Chinsamba's people were drumming with might and main on our arrival, to express their joy at their deliverance from the Mazitu. The drum is the chief instrument of music among the Manganja, and with it they express both their joy and grief. They excel in beating time. Chinsamba called us into a very large hut, and presented us with a huge basket of beer. The glare of sunlight from which we had come enabled him, in diplomatic fashion, to have a good view of us before our eyes became enough accustomed to the dark inside to see him. He has a Jewish cast of countenance, or rather the ancient Assyrian face, as seen in the monuments brought to the British Museum by Mr. Layard. This form of face is very common in this country, and leads to the belief that the true type of the negro is not that met on the West Coast, from which most people have derived their ideas of the African.

Chinsamba had many Abisa or Babisa in his stockade, and it was chiefly by the help of their muskets that he had repulsed the Mazitu: these Babisa are great travellers and traders.

We liked Chinsamba very well, and found that he was decidedly opposed to our risking our lives by going further to the N.W. The Mazitu were believed to occupy all the hills in that direction, so we spent the 4th of September with him.

It is rather a minute thing to mention, and it will only be understood by those who have children of their own, but the cries of the little ones, in their infant sorrows, are the same in tone, at different ages, here as all over the world. We have been perpetually reminded of home and family by the wailings which were once familiar to parental ears and heart, and felt thankful that to the sorrows of childhood our children would never have superadded the heartrending woes of the slave-trade.

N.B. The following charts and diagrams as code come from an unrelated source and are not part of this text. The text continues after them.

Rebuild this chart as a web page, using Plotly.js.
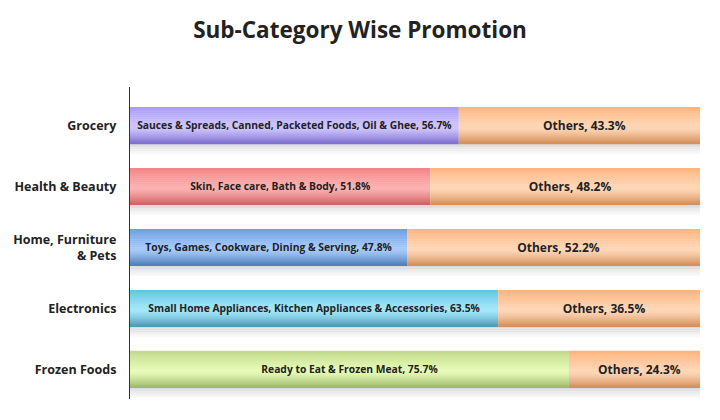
<!DOCTYPE html>
<html>
<head>
<meta charset="utf-8">
<script src="https://cdn.plot.ly/plotly-3.0.1.min.js"></script>
<style>html,body{margin:0;padding:0;background:#fff;}#chart{width:720px;height:420px;}</style>
</head>
<body>
<div id="chart"></div>
<script>
// ---- data ----
const categories = ['Grocery', 'Health & Beauty', 'Home, Furniture<br>& Pets', 'Electronics', 'Frozen Foods'];
const subCategories = [
  'Sauces & Spreads, Canned, Packeted Foods, Oil & Ghee',
  'Skin, Face care, Bath & Body',
  'Toys, Games, Cookware, Dining & Serving',
  'Small Home Appliances, Kitchen Appliances & Accessories',
  'Ready to Eat & Frozen Meat'
];
const promotedShare = [56.7, 51.8, 47.8, 63.5, 75.7];
const othersShare = [43.3, 48.2, 52.2, 36.5, 24.3];
const othersLabel = 'Others';

// ---- styles ----
// [top, light, bottom] gradient colours per category
const promotedColors = [
  ['#a897f6', '#cfc6ff', '#7a6bcb'],
  ['#f28282', '#fcb0b0', '#cd5f5f'],
  ['#6a9ce0', '#a5caf9', '#4c7bb6'],
  ['#61c2de', '#a2e7fb', '#4698b3'],
  ['#bed789', '#e7fbb6', '#9ab765']
];
const othersColors = ['#fdb179', '#ffd7b7', '#d28b56'];

function hex2rgb(h){return [parseInt(h.slice(1,3),16),parseInt(h.slice(3,5),16),parseInt(h.slice(5,7),16)];}
function mix(a,b,t){const A=hex2rgb(a),B=hex2rgb(b);return 'rgb('+A.map((v,i)=>Math.round(v+(B[i]-v)*t)).join(',')+')';}
function grad(stops,t){
  const [top, light, bot] = stops;
  if (t < 0.55) return mix(top, light, Math.pow(t/0.55, 0.8));
  const u = (t-0.55)/0.45;
  return mix(light, bot, Math.pow(u, 1.3));
}

const BW = 0.6, N = 18, h = BW / N;
const traces = [];
const totals = promotedShare.map((v,i)=>v+othersShare[i]);

// soft shadow under the bars
const SH = 6;
for (let k = 0; k < SH; k++) {
  traces.push({
    type:'bar', orientation:'h', y:categories, x:totals, base:0,
    width: 0.035, offset: BW/2 - 0.01 + k*0.03,
    marker:{color:'rgba(0,0,0,'+(0.12*(1-k/SH)).toFixed(3)+')', line:{width:0}},
    hoverinfo:'skip', showlegend:false
  });
}

for (let i = 0; i < N; i++) {
  const t = (i+0.5)/N;
  traces.push({
    type:'bar', orientation:'h', y:categories, x:promotedShare, base:0,
    width: h*1.25, offset: -BW/2 + i*h,
    marker:{color: promotedColors.map(c=>grad(c,t)), line:{width:0}},
    hoverinfo:'skip', showlegend:false
  });
  traces.push({
    type:'bar', orientation:'h', y:categories, x:othersShare, base:promotedShare,
    width: h*1.25, offset: -BW/2 + i*h,
    marker:{color: grad(othersColors,t), line:{width:0}},
    hoverinfo:'skip', showlegend:false
  });
}
// labels
traces.push({
  type:'bar', orientation:'h', y:categories, x:promotedShare, base:0,
  width: BW, offset:-BW/2,
  marker:{color:'rgba(0,0,0,0)', line:{width:0}},
  text: subCategories.map((s,i)=>s+', '+promotedShare[i].toFixed(1)+'%'),
  textposition:'inside', insidetextanchor:'middle', constraintext:'none',
  textfont:{family:'Open Sans', size:10.3, color:'#222', weight:700},
  hoverinfo:'skip', showlegend:false
});
traces.push({
  type:'bar', orientation:'h', y:categories, x:othersShare, base:promotedShare,
  width: BW, offset:-BW/2,
  marker:{color:'rgba(0,0,0,0)', line:{width:0}},
  text: othersShare.map(v=>othersLabel+', '+v.toFixed(1)+'%'),
  textposition:'inside', insidetextanchor:'middle', constraintext:'none',
  textfont:{family:'Open Sans', size:12, color:'#222', weight:700},
  hoverinfo:'skip', showlegend:false
});

const layout = {
  width:720, height:420,
  paper_bgcolor:'#fff', plot_bgcolor:'#fff',
  margin:{l:130, r:20, t:87, b:21},
  barmode:'overlay',
  hovermode:false,
  showlegend:false,
  title:{text:'Sub-Category Wise Promotion', x:0.5, xref:'container', y:1-30/420, yref:'container', yanchor:'middle',
         font:{family:'Open Sans', size:22.5, color:'#222', weight:700}},
  xaxis:{range:[0,98.3], visible:false, fixedrange:true},
  yaxis:{type:'category', range:[4.49,-0.63], showline:true, linecolor:'#333', linewidth:1.2,
         showgrid:false, zeroline:false, ticks:'outside', ticklen:10, tickcolor:'rgba(0,0,0,0)',
         tickfont:{family:'Open Sans', size:12.5, color:'#222', weight:700}, fixedrange:true}
};

Plotly.newPlot('chart', traces, layout, {displayModeBar:false, responsive:false});
</script>
</body>
</html>
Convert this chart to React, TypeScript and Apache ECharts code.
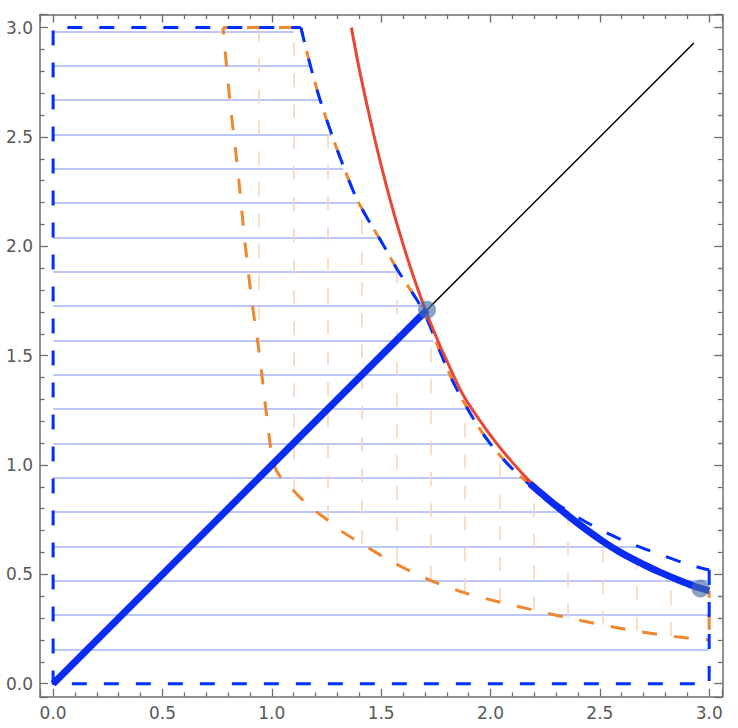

Taking Chinsamba's advice to avoid the Mazitu in their marauding, we started on the 5th September away to the N.E., and passed mile after mile of native cornfields, with an occasional cotton-patch.

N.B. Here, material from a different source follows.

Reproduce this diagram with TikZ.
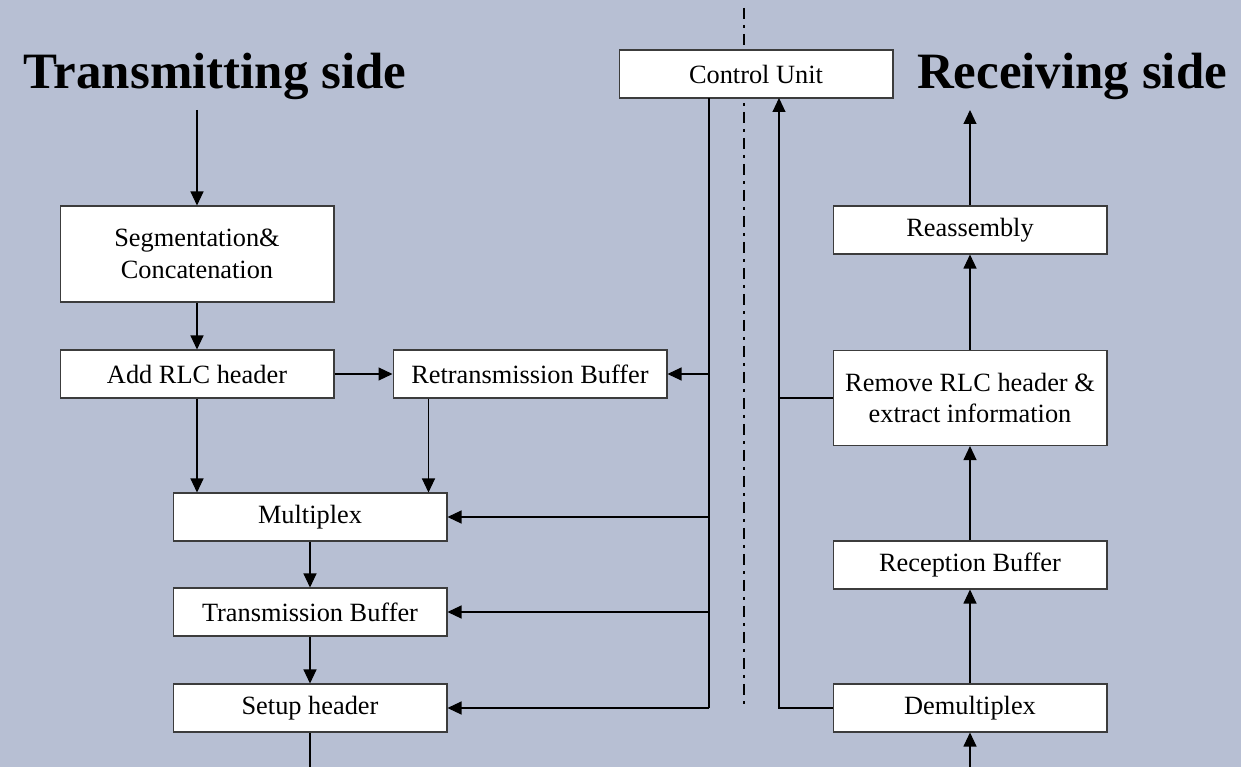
\documentclass[tikz,border=0pt]{standalone}
\usepackage{fontspec}
\setmainfont{Liberation Serif}
\usetikzlibrary{arrows.meta}
\definecolor{bg}{RGB}{183,191,211}
\definecolor{boxline}{RGB}{60,60,60}
\tikzset{
  blk/.style={draw=boxline, fill=white, line width=0.6pt, minimum width=5.48cm, minimum height=0.96cm, inner sep=0pt, align=center, font=\fontsize{15}{18}\selectfont},
  arr/.style={draw=black, line width=0.6pt, -{Triangle[length=0.28cm,width=0.26cm]}},
  ln/.style={draw=black, line width=0.6pt},
  ttl/.style={font=\fontsize{29}{34}\selectfont\bfseries, inner sep=0pt},
  dashdot/.style={draw=black, line width=1.1pt, dash pattern=on 0.22cm off 0.12cm on 0.06cm off 0.12cm}
}
\begin{document}
\begin{tikzpicture}[x=0.02cm,y=-0.02cm]
\fill[bg] (0,0) rectangle (1241,767);
\useasboundingbox (0,0) rectangle (1241,767);
% dash-dot separator
\coordinate (sepT) at (744,8);
\coordinate (sepB) at (744,708);
\draw[dashdot] (sepT) -- (sepB);
% titles
\node[ttl] (tx) at (215,76) {Transmitting side};
\node[ttl] (rx) at (1072,76) {Receiving side};
% boxes
\node[blk] (cu) at (756,74) {Control Unit};
\node[blk, minimum height=1.92cm] (seg) at (197,254) {Segmentation\&\\Concatenation};
\node[blk] (add) at (197,374) {Add RLC header};
\node[blk] (ret) at (530,374) {Retransmission Buffer};
\node[blk] (mux) at (310,517) {Multiplex};
\node[blk] (tb) at (310,612) {Transmission Buffer};
\node[blk] (sh) at (310,708) {Setup header};
\node[blk] (rea) at (970,230) {Reassembly};
\node[blk, minimum height=1.9cm] (rem) at (970,398) {Remove RLC header \&\\extract information};
\node[blk] (rb) at (970,565) {Reception Buffer};
\node[blk] (dmx) at (970,708) {Demultiplex};
% coordinates
\coordinate (tin) at (197,110);
\coordinate (rout) at (970,110);
\coordinate (sout) at (310,767);
\coordinate (din) at (970,767);
\coordinate (cl) at (709,98);
\coordinate (clb) at (709,708);
\coordinate (cr) at (779,98);
\coordinate (crb) at (779,708);
% transmitting flow
\draw[arr] (tin) -- (seg);
\draw[arr] (seg) -- (add);
\draw[arr] (add) -- (ret);
\draw[arr] (add.south) -- (add.south |- mux.north);
\draw[arr] ([xshift=0.72cm]ret.south west) -- ([xshift=0.72cm]ret.south west |- mux.north);
\draw[arr] (mux) -- (tb);
\draw[arr] (tb) -- (sh);
\draw[ln] (sh) -- (sout);
% control to transmitter
\draw[ln] (cl) -- (clb);
\draw[arr] (cl |- ret.east) -- (ret.east);
\draw[arr] (cl |- mux.east) -- (mux.east);
\draw[arr] (cl |- tb.east) -- (tb.east);
\draw[arr] (clb) -- (sh.east);
% receiving flow
\draw[arr] (din) -- (dmx);
\draw[arr] (dmx) -- (rb);
\draw[arr] (rb) -- (rem);
\draw[arr] (rem) -- (rea);
\draw[arr] (rea) -- (rout);
% receiver to control
\draw[arr] (dmx.west) -- (crb) -- (cr);
\draw[ln] (rem.west) -- (cr |- rem.west);
\end{tikzpicture}
\end{document}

After a long march, we passed over a waterless plain about N.N.W. of the hills of Tsenga to a village on the Lake, and thence up its shores to Chitanda. The banks of the Lake were now crowded with fugitives, who had collected there for the poor protection which the reeds afforded. For miles along the water's edge was one continuous village of temporary huts. The people had brought a little corn with them; but they said, "What shall we eat when that is done? When we plant corn, the wild beasts (Zinyama, as they call the Mazitu) come and take it. When we plant cassava, they do the same. How are we to live?" A poor blind woman, thinking we were Mazitu, rushed off in front of us with outspread arms, lifting the feet high, in the manner peculiar to those who have lost their sight, and jumped into the reeds of a stream for safety.